As I have mentioned before I only feel comfortable writing about my journey throughout my mother's death. Everybody experiences situations in their own way and I cannot tell you how my brother or my sister experienced their journey. I can, however, tell you how the process of their own journey affected mine. Today, lets focus on my sister, Kristin.
Throughout life your big sister (or at least mine anyway) can be your protector, your therapist, your go between when you are a teenager and having a fight with your mom, your ally and your best friend. Yes, that is true even when you want to wring each other's necks because you are sisters. You share something that nobody else can share with you. I am not really sure how to best describe that sister thing but it is amazing because even in being very different people, you share something special in your heart.
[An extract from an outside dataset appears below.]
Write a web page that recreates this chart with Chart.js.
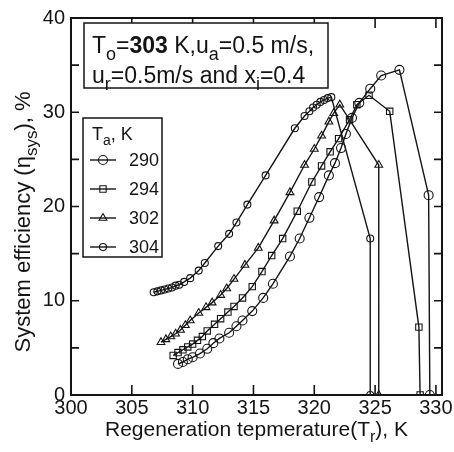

So, my sister lives in Chicago. For her this made my mother's process much harder because every time Kristin came out to Massachusetts she was leaving her support system. She was leaving her kids, husband, job and friends to be with mom. She came to be with mom, but I believe she also came as a support to me. Even if she didn't to that intentionally that is what she was. Every time I think of those days, I picture Kristin in one chair and myself in the other and lots and lots of laughter. Isn't that amazing? There we are with our mother dying and sisters can laugh together. Oh yes, mom was laughing too!!! I also remember when my sister got there mom's hospital room started to look more like it should. Kristin brought beaded necklaces that her girls had made and they were hanging off IV poles and such!!!
The other thing that Kristin brought to the table was her anger. For those who know Kristin she never backs down from her anger and although at times (like when that anger was directed at me) that is scary, in the hospital that is exactly what we needed. Kristin got things done and wasn't afraid to tell people she was pissed and she was taking action. That gave me strength to be more pissed at some of the injustices we faced. Anger in the face of death is absolutely natural and Kristin has taught me it is okay not to back down from your anger and it okay to let people know you feel that way.
My sister made things easier for me. In the end, I think that is what siblings are for. We make things easier for each other. We hold together in the face of the storm and we don't let go of each other. When the storm blows past and you look around you, the people closest- that's your family. Love them with all your heart and remind them you love them every chance you get.